A. The yield on the S&P 500
B. The relative riskiness of an individual stock
C. Indicates the market value of the stock
D. Stocks to avoid purchasing
CORRECT ANSWER B — The relative riskiness of an individual stock
RATIONALE Beta (β) measures SYSTEMATIC risk — the sensitivity of a stock's returns to market movements. β = 1.0: moves with the market. β > 1.0: MORE volatile than the
market. β < 1.0: LESS volatile. According to CAPM, an increase in Beta causes the required return to INCREASE. Beta is a key input in CAPM: r = rf + β(rm−rf). The
risk-free rate is typically represented by Treasury yields. Diversification protects against IDIOSYNCRATIC (firm-specific) risk, not systematic risk. The market risk
premium = expected stock return minus risk-free rate — determined by investor-perceived riskiness of stocks.

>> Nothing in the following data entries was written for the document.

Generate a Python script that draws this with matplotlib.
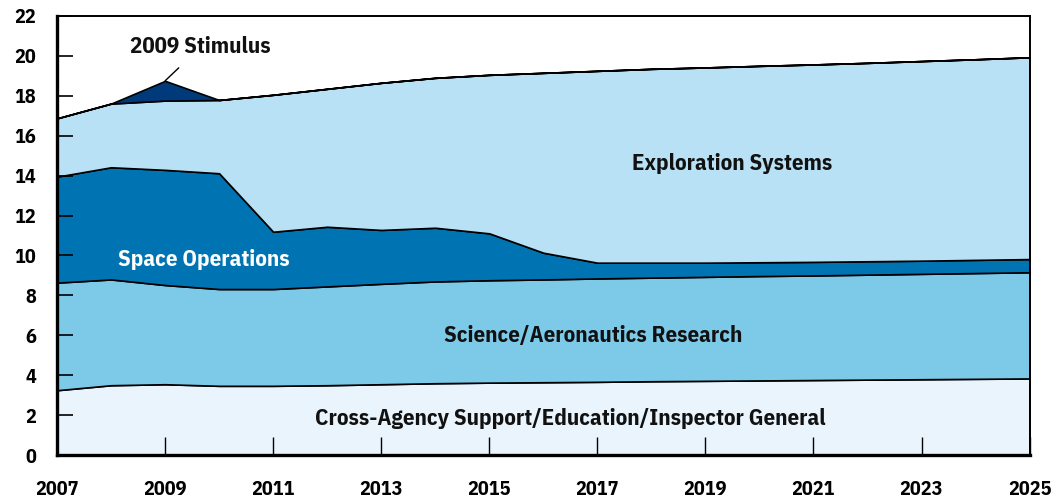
import matplotlib.pyplot as plt
from matplotlib import font_manager

# ---------------------------------------------------------------------------
# Daten (Mrd. USD)
# ---------------------------------------------------------------------------
years = list(range(2007, 2026))

cross_agency = [3.25, 3.50, 3.55, 3.47, 3.47, 3.50, 3.55, 3.60, 3.63, 3.65,
                3.67, 3.70, 3.72, 3.74, 3.76, 3.78, 3.80, 3.82, 3.84]
science = [5.39, 5.30, 4.97, 4.85, 4.85, 4.95, 5.03, 5.10, 5.13, 5.15,
           5.18, 5.19, 5.21, 5.23, 5.24, 5.26, 5.28, 5.30, 5.32]
space_ops = [5.31, 5.62, 5.77, 5.80, 2.87, 2.99, 2.70, 2.69, 2.35, 1.34,
             0.79, 0.75, 0.71, 0.69, 0.68, 0.67, 0.66, 0.66, 0.66]
exploration = [2.92, 3.19, 3.47, 3.67, 6.86, 6.91, 7.37, 7.51, 7.94, 9.01,
               9.61, 9.71, 9.78, 9.84, 9.89, 9.94, 10.00, 10.05, 10.11]
stimulus = [0, 0, 0.99, 0, 0, 0, 0, 0, 0, 0,
            0, 0, 0, 0, 0, 0, 0, 0, 0]

x_ticks = list(range(2007, 2026, 2))
y_ticks = list(range(0, 23, 2))

colors = ["#e9f4fc", "#7ccae8", "#0074b3", "#b8e1f5", "#003a7a"]

# Schrift: schmale fette Sans, sonst DejaVu
names = {f.name for f in font_manager.fontManager.ttflist}
family = ["IBM Plex Sans Condensed"] if "IBM Plex Sans Condensed" in names else []
plt.rcParams["font.family"] = family + ["DejaVu Sans"]
plt.rcParams["font.weight"] = "bold"

fig = plt.figure(figsize=(10.56, 4.99), dpi=100)
ax = fig.add_axes([0.054, 0.088, 0.921, 0.880])

ax.stackplot(years, cross_agency, science, space_ops, exploration, stimulus,
             colors=colors, edgecolor="black", linewidth=1.2)

ax.set_xlim(2007, 2025)
ax.set_ylim(0, 22)
ax.set_xticks(x_ticks)
ax.set_yticks(y_ticks)
ax.tick_params(axis="y", direction="in", length=11.5, width=1.2,
               pad=15, labelsize=14.5)
ax.tick_params(axis="x", direction="in", length=13, width=1.0,
               pad=18, labelsize=14.5)
for lab in ax.get_xticklabels() + ax.get_yticklabels():
    lab.set_fontweight("bold")

for side in ("left", "bottom"):
    ax.spines[side].set_linewidth(2.4)
for side in ("top", "right"):
    ax.spines[side].set_linewidth(1.4)

txt = dict(fontsize=16.5, fontweight="bold", ha="center", va="center")
ax.text(2016.5, 1.85, "Cross-Agency Support/Education/Inspector General", color="#111111", **txt)
ax.text(2016.93, 6.0, "Science/Aeronautics Research", color="#111111", **txt)
ax.text(2009.72, 9.82, "Space Operations", color="white", **txt)
ax.text(2019.5, 14.6, "Exploration Systems", color="#111111", **txt)

ax.annotate("2009 Stimulus", xy=(2009, 18.75), xytext=(2009.66, 20.45),
            arrowprops=dict(arrowstyle="-", color="black", lw=1.0,
                            shrinkA=8, shrinkB=0),
            color="#111111", **txt)

fig.savefig("out.png", dpi=100)
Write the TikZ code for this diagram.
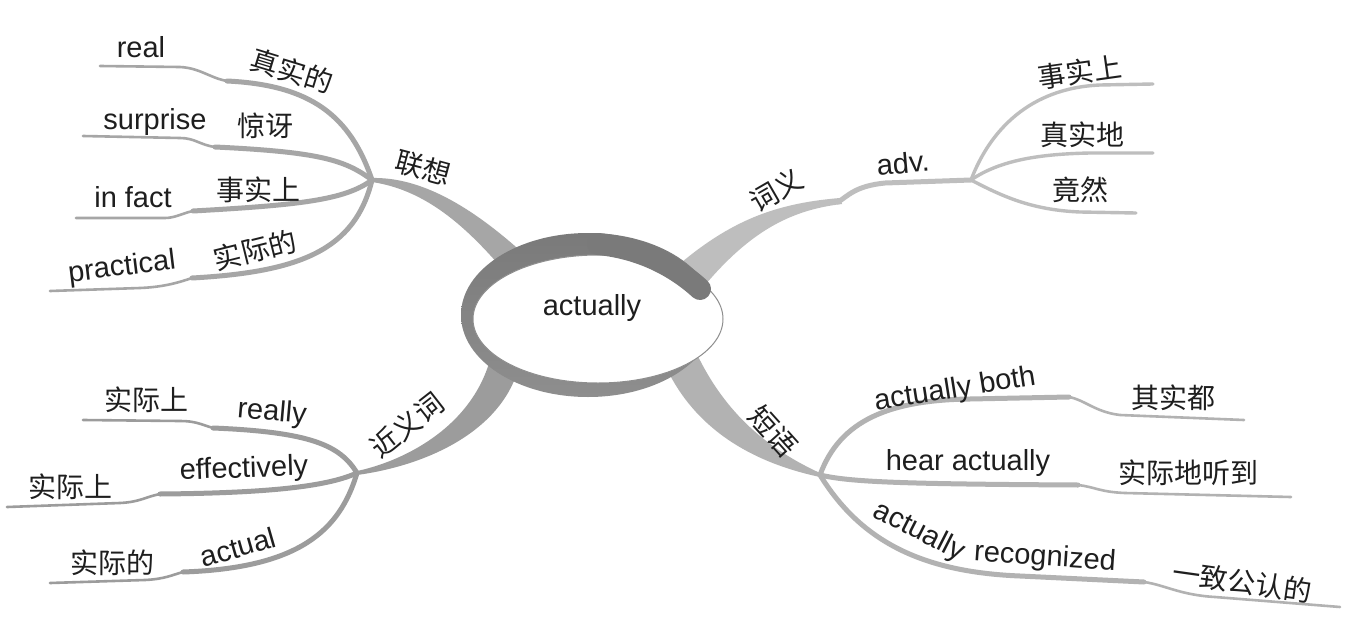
\documentclass[tikz,border=0pt]{standalone}
\usepackage{fontspec}
\setmainfont{Liberation Sans}
\newfontfamily\cjk{Noto Sans CJK SC}
\definecolor{txt}{HTML}{1E1E1E}
\definecolor{brL}{HTML}{A6A6A6}
\definecolor{brTR}{HTML}{BEBEBE}
\definecolor{brBL}{HTML}{9C9C9C}
\definecolor{brBR}{HTML}{B2B2B2}
\definecolor{ringc}{HTML}{7A7A7A}
\definecolor{ringb}{HTML}{8E8E8E}
\begin{document}
\begin{tikzpicture}[x=1pt,y=-1pt,
  en/.style={font=\fontsize{29}{30}\selectfont, text=txt, inner sep=0pt},
  zh/.style={font=\cjk\fontsize{28}{30}\selectfont, text=txt, inner sep=0pt},
  inL/.style={draw=brL, line width=5, line cap=round},
  outL/.style={draw=brL, line width=2.6, line cap=round},
  subR/.style={draw=brTR, line width=3.4, line cap=round},
  advline/.style={draw=brTR, line width=5, line cap=round},
  inBL/.style={draw=brBL, line width=5, line cap=round},
  outBL/.style={draw=brBL, line width=2.6, line cap=round},
  inBR/.style={draw=brBR, line width=5, line cap=round},
  outBR/.style={draw=brBR, line width=2.6, line cap=round}]
\useasboundingbox (0,0) rectangle (1353,629);
\fill[white] (0,0) rectangle (1353,629);

% ---------- hubs, junctions, ends ----------
\coordinate (hL) at (372,180);
\coordinate (jL1) at (227,81);  \coordinate (eL1) at (100,66);
\coordinate (jL2) at (215,147); \coordinate (eL2) at (83,136);
\coordinate (jL3) at (193,211); \coordinate (eL3) at (76,218);
\coordinate (jL4) at (192,278); \coordinate (eL4) at (50,291);
\coordinate (hR) at (971,180);
\coordinate (nR) at (838,202);
\coordinate (eR1) at (1153,84); \coordinate (eR2) at (1153,153); \coordinate (eR3) at (1136,213);
\coordinate (hBL) at (357,473);
\coordinate (jB1) at (213,428); \coordinate (eB1) at (83,420);
\coordinate (jB2) at (160,494); \coordinate (eB2) at (7,507);
\coordinate (jB3) at (183,572); \coordinate (eB3) at (50,583);
\coordinate (hBR) at (820,475);
\coordinate (jC1) at (1069,397); \coordinate (eC1) at (1244,420);
\coordinate (jC2) at (1078,485); \coordinate (eC2) at (1291,497);
\coordinate (jC3) at (1144,582); \coordinate (eC3) at (1340,607);

% ---------- sub-branches ----------
\draw[inL] (hL) .. controls (350,115) and (310,85) .. (jL1);
\draw[outL] (jL1) .. controls (210,78) and (200,68) .. (180,67) -- (eL1);
\draw[inL] (hL) .. controls (345,160) and (320,152) .. (jL2);
\draw[outL] (jL2) .. controls (200,145) and (195,138) .. (180,138) -- (eL2);
\draw[inL] (hL) .. controls (345,200) and (300,205) .. (jL3);
\draw[outL] (jL3) .. controls (183,213) and (175,218) .. (165,218) -- (eL3);
\draw[inL] (hL) .. controls (355,250) and (300,272) .. (jL4);
\draw[outL] (jL4) .. controls (180,282) and (165,287) .. (140,288) -- (eL4);

\draw[advline] (hR) -- (885,183) .. controls (855,186) and (848,196) .. (nR);
\draw[subR] (hR) .. controls (990,130) and (1030,88) .. (1100,85) -- (eR1);
\draw[subR] (hR) .. controls (1000,160) and (1040,154) .. (1090,153) -- (eR2);
\draw[subR] (hR) .. controls (1000,195) and (1030,210) .. (1080,212) -- (eR3);

\draw[inBL] (hBL) .. controls (340,445) and (310,432) .. (jB1);
\draw[outBL] (jB1) .. controls (200,424) and (195,421) .. (180,421) -- (eB1);
\draw[inBL] (hBL) .. controls (330,485) and (280,493) .. (jB2);
\draw[outBL] (jB2) .. controls (145,497) and (140,502) .. (120,503) -- (eB2);
\draw[inBL] (hBL) .. controls (340,530) and (300,568) .. (jB3);
\draw[outBL] (jB3) .. controls (172,575) and (165,579) .. (145,580) -- (eB3);

\draw[inBR] (hBR) .. controls (840,420) and (890,400) .. (970,399) -- (jC1);
\draw[outBR] (jC1) .. controls (1085,400) and (1095,412) .. (1120,415) -- (eC1);
\draw[inBR] (hBR) .. controls (850,482) and (900,484) .. (jC2);
\draw[outBR] (jC2) .. controls (1095,487) and (1100,492) .. (1125,493) -- (eC2);
\draw[inBR] (hBR) .. controls (860,540) and (920,572) .. (1020,576) -- (jC3);
\draw[outBR] (jC3) .. controls (1165,585) and (1180,595) .. (1215,597) -- (eC3);

% ---------- main tapered bands ----------
\fill[brL] (372,178) .. controls (420,177) and (470,205) .. (525,255) -- (505,272) .. controls (465,225) and (425,190) .. (372,182) -- cycle;
\fill[brTR] (682,262) .. controls (735,218) and (780,203) .. (840,198) -- (842,204) .. controls (790,210) and (750,232) .. (705,285) -- cycle;
\fill[brBL] (357,471) .. controls (400,462) and (470,430) .. (490,360) -- (518,370) .. controls (500,430) and (430,465) .. (357,475) -- cycle;
\fill[brBR] (665,365) .. controls (690,420) and (740,460) .. (820,477) -- (820,473) .. controls (770,450) and (725,415) .. (695,350) -- cycle;

% ---------- central ring ----------
\shade[top color=ringc, bottom color=ringb] (588,315) ellipse [x radius=127, y radius=82];
\fill[white, draw=ringb, line width=1] (598,319) ellipse [x radius=125, y radius=64];
\draw[ringc, line width=22, line cap=round] (598,244) .. controls (640,248) and (675,266) .. (700,289);
\node[en] (c) at (592,308) {actually};

% ---------- labels ----------
\node[zh, rotate=-15] (lx) at (423,168) {联想};
\node[en] (t1) at (141,47) {real};
\node[zh, rotate=-17] (t1z) at (292,71) {真实的};
\node[en] (t2) at (155,122) {surprise};
\node[zh] (t2z) at (265,126) {惊讶};
\node[en] (t3) at (133,197) {in fact};
\node[zh] (t3z) at (258,190) {事实上};
\node[en, rotate=7] (t4) at (122,268) {practical};
\node[zh, rotate=14] (t4z) at (255,250) {实际的};

\node[zh, rotate=30] (cy) at (776,190) {词义};
\node[en, rotate=5] (adv) at (903,163) {adv.};
\node[zh, rotate=8] (r1) at (1080,72) {事实上};
\node[zh] (r2) at (1082,135) {真实地};
\node[zh] (r3) at (1080,190) {竟然};

\node[zh, rotate=38] (jy) at (407,425) {近义词};
\node[zh] (b1z) at (146,400) {实际上};
\node[en, rotate=-5] (b1) at (272,413) {really};
\node[en, rotate=2] (b2) at (244,470) {effectively};
\node[zh] (b2z) at (70,487) {实际上};
\node[en, rotate=16] (b3) at (238,547) {actual};
\node[zh] (b3z) at (112,563) {实际的};

\node[zh, rotate=-48] (dy) at (773,431) {短语};
\node[en, rotate=9] (d1) at (955,390) {actually both};
\node[zh] (d1z) at (1173,398) {其实都};
\node[en] (d2) at (968,463) {hear actually};
\node[zh] (d2z) at (1188,473) {实际地听到};
\node[en, rotate=-27] (d3a) at (919,532) {actually};
\node[en, rotate=-4] (d3b) at (1045,558) {recognized};
\node[zh, rotate=-8] (d3z) at (1242,582) {一致公认的};
\end{tikzpicture}
\end{document}
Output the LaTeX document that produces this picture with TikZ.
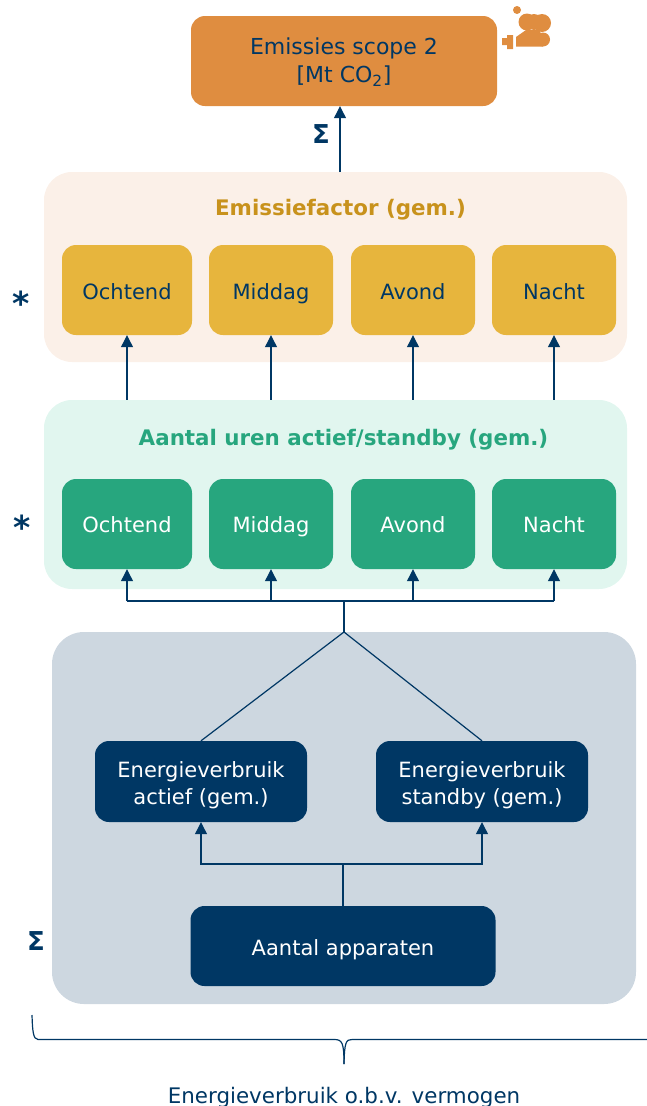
\documentclass[tikz,border=0pt]{standalone}
\usepackage{fontspec}
\setmainfont{DejaVu Sans}
\usetikzlibrary{arrows.meta,calc}
\definecolor{navy}{HTML}{003764}
\definecolor{orangeb}{HTML}{DF8D40}
\definecolor{peach}{HTML}{FBF0E8}
\definecolor{yellowb}{HTML}{E7B53D}
\definecolor{goldt}{HTML}{C8921C}
\definecolor{mint}{HTML}{E1F6EF}
\definecolor{greenb}{HTML}{27A67E}
\definecolor{greyb}{HTML}{CDD7E0}
\tikzset{
  box/.style={rounded corners=14pt,inner sep=0pt,align=center,font=\fontsize{21}{27}\selectfont},
  panel/.style={rounded corners=28pt,inner sep=0pt},
  ybox/.style={box,fill=yellowb,text=navy,minimum height=90pt,text height=19pt,text depth=0pt},
  gbox/.style={box,fill=greenb,text=white,minimum height=90pt,text height=17.5pt,text depth=0pt},
  nbox/.style={box,fill=navy,text=white},
  conn/.style={draw=navy,line width=1.2pt},
  arr/.style={conn,-{Triangle[length=12pt,width=12pt]}},
  sym/.style={text=navy,font=\bfseries\fontsize{26}{28}\selectfont,inner sep=0pt},
  star/.style={sym,font=\bfseries\fontsize{33}{33}\selectfont},
  title/.style={font=\bfseries\fontsize{21.4}{26}\selectfont,inner sep=0pt}
}
\begin{document}
\begin{tikzpicture}[x=1pt,y=-1pt]
\useasboundingbox (0,0) rectangle (647,1106);
% panels
\node[panel,fill=peach,minimum width=583pt,minimum height=190pt] (pp) at (335.5,267) {};
\node[panel,fill=mint,minimum width=583pt,minimum height=189pt] (pm) at (335.5,494.5) {};
\node[panel,fill=greyb,rounded corners=32pt,minimum width=584pt,minimum height=372pt] (pg) at (344,818) {};
% top
\node[box,fill=orangeb,text=navy,minimum width=306pt,minimum height=90pt,font=\fontsize{22}{28}\selectfont,text height=44pt,text depth=1pt] (em) at (344,61) {Emissies scope 2\\{}[Mt CO\textsubscript{2}]};
% icon
\fill[orangeb] (517,10) circle (4pt);
\fill[orangeb] (527,22) circle (8.5pt) (542,23) circle (9pt) (534,22) circle (8pt);
\fill[orangeb] (516,46.5) -- (516,37) -- (526,30) -- (540,30) -- (543,46.5) -- cycle;
\fill[orangeb] (543,39.5) circle (7pt);
\fill[orangeb] (502,38) rectangle (508,45) (507,35) rectangle (513,49);
% titles
\node[title,text=goldt] (tp) at (340.5,210) {Emissiefactor (gem.)};
\node[title,text=greenb] (tm) at (343.5,440) {Aantal uren actief/standby (gem.)};
% yellow
\node[ybox,minimum width=130pt] (y1) at (127,290) {Ochtend};
\node[ybox,minimum width=124pt] (y2) at (271,290) {Middag};
\node[ybox,minimum width=124pt] (y3) at (413,290) {Avond};
\node[ybox,minimum width=124pt] (y4) at (554,290) {Nacht};
% green
\node[gbox,minimum width=130pt] (g1) at (127,524) {Ochtend};
\node[gbox,minimum width=124pt] (g2) at (271,524) {Middag};
\node[gbox,minimum width=124pt] (g3) at (413,524) {Avond};
\node[gbox,minimum width=124pt] (g4) at (554,524) {Nacht};
% navy
\node[nbox,minimum width=212pt,minimum height=81pt,text height=45pt,text depth=0pt] (e1) at (201,781.5) {Energieverbruik\\actief (gem.)};
\node[nbox,minimum width=212pt,minimum height=81pt,text height=45pt,text depth=0pt] (e2) at (482,781.5) {Energieverbruik\\standby (gem.)};
\node[nbox,minimum width=305pt,minimum height=80pt,text height=18pt,text depth=0pt] (aa) at (343,946) {Aantal apparaten};
% symbols
\node[sym] (s1) at (321,134) {Σ};
\node[sym] (s2) at (36,941) {Σ};
\node[star] (a1) at (21.5,303.5) {*};
\node[star] (a2) at (22.5,527.5) {*};
% connectors
\coordinate (c0) at (340,172);
\draw[arr] (c0) -- (c0 |- em.south);
\foreach \i in {1,2,3,4}{
  \draw[arr] (y\i.south |- pm.north) -- (y\i.south);
}
\coordinate (b0) at (344,601);
\coordinate (gt) at (344,632);
\foreach \i in {1,2,3,4}{
  \draw[arr] (g\i.south |- b0) -- (g\i.south);
}
\draw[conn] (g1.south |- b0) -- (g4.south |- b0);
\draw[conn] (gt) -- (b0);
\draw[conn] (e1.north) -- (gt) -- (e2.north);
\coordinate (b1) at (343,864);
\draw[arr] (b1) -| (e1.south);
\draw[arr] (b1) -| (e2.south);
\draw[conn] (aa.north) -- (b1);
% brace
\coordinate (bl) at (32,1015);
\coordinate (br) at (647,1039.5);
\coordinate (bt) at (344,1064);
\draw[conn] (bl) .. controls (32.5,1030) and (33,1039.5) .. (38,1039.5) -- (334,1039.5) .. controls (342,1039.5) and (344,1042) .. (bt);
\draw[conn] (bt) .. controls (344.5,1042) and (346,1039.5) .. (352,1039.5) -- (br);
\node[text=navy,font=\fontsize{21.4}{24}\selectfont,inner sep=0pt,anchor=base] (lb) at (344,1103) {Energieverbruik o.b.v. vermogen};
\end{tikzpicture}
\end{document}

10. If the yield of a bond is higher than the coupon rate, what is the price?
A. Premium price
B. Par price
C. Discount price
D. Secondary market price
CORRECT ANSWER C — Discount price
RATIONALE When Yield (market rate) > Coupon Rate, the bond's fixed payments are LESS attractive, so its price falls BELOW par — a DISCOUNT. When Yield < Coupon Rate =
PREMIUM price. When Yield = Coupon Rate = PAR. Bond prices and interest rates move INVERSEly. Duration measures the sensitivity of bond price to interest rate
changes. The interest rate on a corporate bond does NOT reflect Face Value — it reflects risk, inflation, and Treasury rates. Junk bonds are rated below BBB. A bond
downgrade causes the bond price to DECREASE. Collateralization LOWERS the yield (less default risk).